Required task
Give all the lines below again, exactly, with no pictures.

Collected material
┄┄┄┄┄┄┄┄┄┄

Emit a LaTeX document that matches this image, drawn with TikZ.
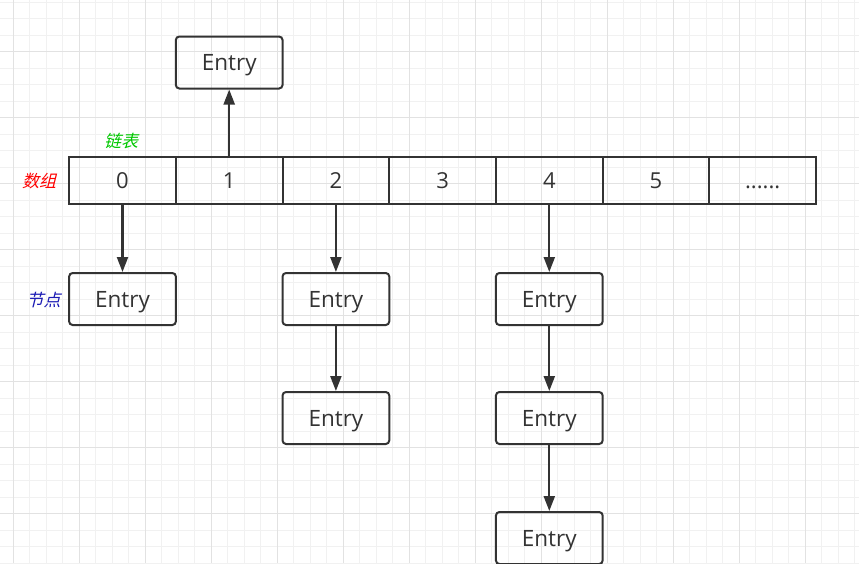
\documentclass[tikz,border=0pt]{standalone}
\usepackage{fontspec}
\setmainfont{Open Sans}
\newfontfamily\cjk[FakeSlant=0.25]{Noto Sans CJK SC}
\usetikzlibrary{arrows.meta}
\definecolor{ink}{HTML}{333333}
\definecolor{gridminor}{HTML}{F1F1F1}
\definecolor{gridmajor}{HTML}{E2E2E2}
\definecolor{lblgreen}{HTML}{00C800}
\definecolor{lblred}{HTML}{FF0000}
\definecolor{lblblue}{HTML}{1A1AB4}
\tikzset{
  cell/.style={draw=ink, line width=2pt, minimum width=106.7pt, minimum height=47pt, inner sep=0pt, text=ink, text height=15.7pt, text depth=0pt, font=\fontsize{22}{24}\selectfont},
  entry/.style={draw=ink, line width=2pt, rounded corners=3.5pt, minimum width=106.7pt, minimum height=52pt, inner sep=0pt, text=ink, text height=16.2pt, text depth=0pt, font=\fontsize{22.5}{24}\selectfont},
  link/.style={draw=ink, line width=2.2pt, -{Triangle[length=15pt,width=11pt]}},
  lbl/.style={inner sep=0pt, font=\cjk\fontsize{17}{18}\selectfont}
}
\begin{document}
\begin{tikzpicture}[x=1pt,y=-1pt]
\useasboundingbox (0,0) rectangle (859,563);
\begin{scope}
\clip (0,0) rectangle (859,563);
\fill[white] (0,0) rectangle (859,563);
\foreach \k in {0,...,53} {
  \pgfmathsetmacro{\gx}{-3.5+16.5*\k}
  \draw[gridminor, line width=1pt] (\gx,0) -- (\gx,563);
}
\foreach \k in {0,...,35} {
  \pgfmathsetmacro{\gy}{2.2+16.5*\k}
  \draw[gridminor, line width=1pt] (0,\gy) -- (859,\gy);
}
\foreach \k in {0,...,13} {
  \pgfmathsetmacro{\gx}{13+66*\k}
  \draw[gridmajor, line width=1pt] (\gx,0) -- (\gx,563);
}
\foreach \k in {0,...,8} {
  \pgfmathsetmacro{\gy}{-14.3+66*\k}
  \draw[gridmajor, line width=1pt] (0,\gy) -- (859,\gy);
}
\end{scope}

% array cells
\node[cell] (c0) at (122.5,180.5) {0};
\node[cell] (c1) at (229.2,180.5) {1};
\node[cell] (c2) at (335.9,180.5) {2};
\node[cell] (c3) at (442.6,180.5) {3};
\node[cell] (c4) at (549.3,180.5) {4};
\node[cell] (c5) at (656.0,180.5) {5};
\node[cell] (c6) at (762.7,180.5) {......};

% entries
\node[entry] (top) at (229.2,62.5) {Entry};
\node[entry] (e0) at (122.5,299) {Entry};
\node[entry] (e2a) at (335.9,299) {Entry};
\node[entry] (e2b) at (335.9,418) {Entry};
\node[entry] (e4a) at (549.3,299) {Entry};
\node[entry] (e4b) at (549.3,418) {Entry};
\node[entry] (e4c) at (549.3,538) {Entry};

% connectors
\draw[link] (c1.north) -- (top.south);
\draw[link] (c0.south) -- (e0.north);
\draw[link] (c2.south) -- (e2a.north);
\draw[link] (e2a.south) -- (e2b.north);
\draw[link] (c4.south) -- (e4a.north);
\draw[link] (e4a.south) -- (e4b.north);
\draw[link] (e4b.south) -- (e4c.north);

% labels
\node[lbl, text=lblgreen] (llist) at (121,141) {链表};
\node[lbl, text=lblred] (larr) at (39,181) {数组};
\node[lbl, text=lblblue] (lnode) at (43.5,300) {节点};
\end{tikzpicture}
\end{document}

┄┄┄┄┄┄┄┄┄┄

Written response
Emit a LaTeX document that matches this image, drawn with TikZ.
\documentclass[tikz,border=0pt]{standalone}
\usepackage{fontspec}
\setmainfont{Open Sans}
\newfontfamily\cjk[FakeSlant=0.25]{Noto Sans CJK SC}
\usetikzlibrary{arrows.meta}
\definecolor{ink}{HTML}{333333}
\definecolor{gridminor}{HTML}{F1F1F1}
\definecolor{gridmajor}{HTML}{E2E2E2}
\definecolor{lblgreen}{HTML}{00C800}
\definecolor{lblred}{HTML}{FF0000}
\definecolor{lblblue}{HTML}{1A1AB4}
\tikzset{
  cell/.style={draw=ink, line width=2pt, minimum width=106.7pt, minimum height=47pt, inner sep=0pt, text=ink, text height=15.7pt, text depth=0pt, font=\fontsize{22}{24}\selectfont},
  entry/.style={draw=ink, line width=2pt, rounded corners=3.5pt, minimum width=106.7pt, minimum height=52pt, inner sep=0pt, text=ink, text height=16.2pt, text depth=0pt, font=\fontsize{22.5}{24}\selectfont},
  link/.style={draw=ink, line width=2.2pt, -{Triangle[length=15pt,width=11pt]}},
  lbl/.style={inner sep=0pt, font=\cjk\fontsize{17}{18}\selectfont}
}
\begin{document}
\begin{tikzpicture}[x=1pt,y=-1pt]
\useasboundingbox (0,0) rectangle (859,563);
\begin{scope}
\clip (0,0) rectangle (859,563);
\fill[white] (0,0) rectangle (859,563);
\foreach \k in {0,...,53} {
  \pgfmathsetmacro{\gx}{-3.5+16.5*\k}
  \draw[gridminor, line width=1pt] (\gx,0) -- (\gx,563);
}
\foreach \k in {0,...,35} {
  \pgfmathsetmacro{\gy}{2.2+16.5*\k}
  \draw[gridminor, line width=1pt] (0,\gy) -- (859,\gy);
}
\foreach \k in {0,...,13} {
  \pgfmathsetmacro{\gx}{13+66*\k}
  \draw[gridmajor, line width=1pt] (\gx,0) -- (\gx,563);
}
\foreach \k in {0,...,8} {
  \pgfmathsetmacro{\gy}{-14.3+66*\k}
  \draw[gridmajor, line width=1pt] (0,\gy) -- (859,\gy);
}
\end{scope}

% array cells
\node[cell] (c0) at (122.5,180.5) {0};
\node[cell] (c1) at (229.2,180.5) {1};
\node[cell] (c2) at (335.9,180.5) {2};
\node[cell] (c3) at (442.6,180.5) {3};
\node[cell] (c4) at (549.3,180.5) {4};
\node[cell] (c5) at (656.0,180.5) {5};
\node[cell] (c6) at (762.7,180.5) {......};

% entries
\node[entry] (top) at (229.2,62.5) {Entry};
\node[entry] (e0) at (122.5,299) {Entry};
\node[entry] (e2a) at (335.9,299) {Entry};
\node[entry] (e2b) at (335.9,418) {Entry};
\node[entry] (e4a) at (549.3,299) {Entry};
\node[entry] (e4b) at (549.3,418) {Entry};
\node[entry] (e4c) at (549.3,538) {Entry};

% connectors
\draw[link] (c1.north) -- (top.south);
\draw[link] (c0.south) -- (e0.north);
\draw[link] (c2.south) -- (e2a.north);
\draw[link] (e2a.south) -- (e2b.north);
\draw[link] (c4.south) -- (e4a.north);
\draw[link] (e4a.south) -- (e4b.north);
\draw[link] (e4b.south) -- (e4c.north);

% labels
\node[lbl, text=lblgreen] (llist) at (121,141) {链表};
\node[lbl, text=lblred] (larr) at (39,181) {数组};
\node[lbl, text=lblblue] (lnode) at (43.5,300) {节点};
\end{tikzpicture}
\end{document}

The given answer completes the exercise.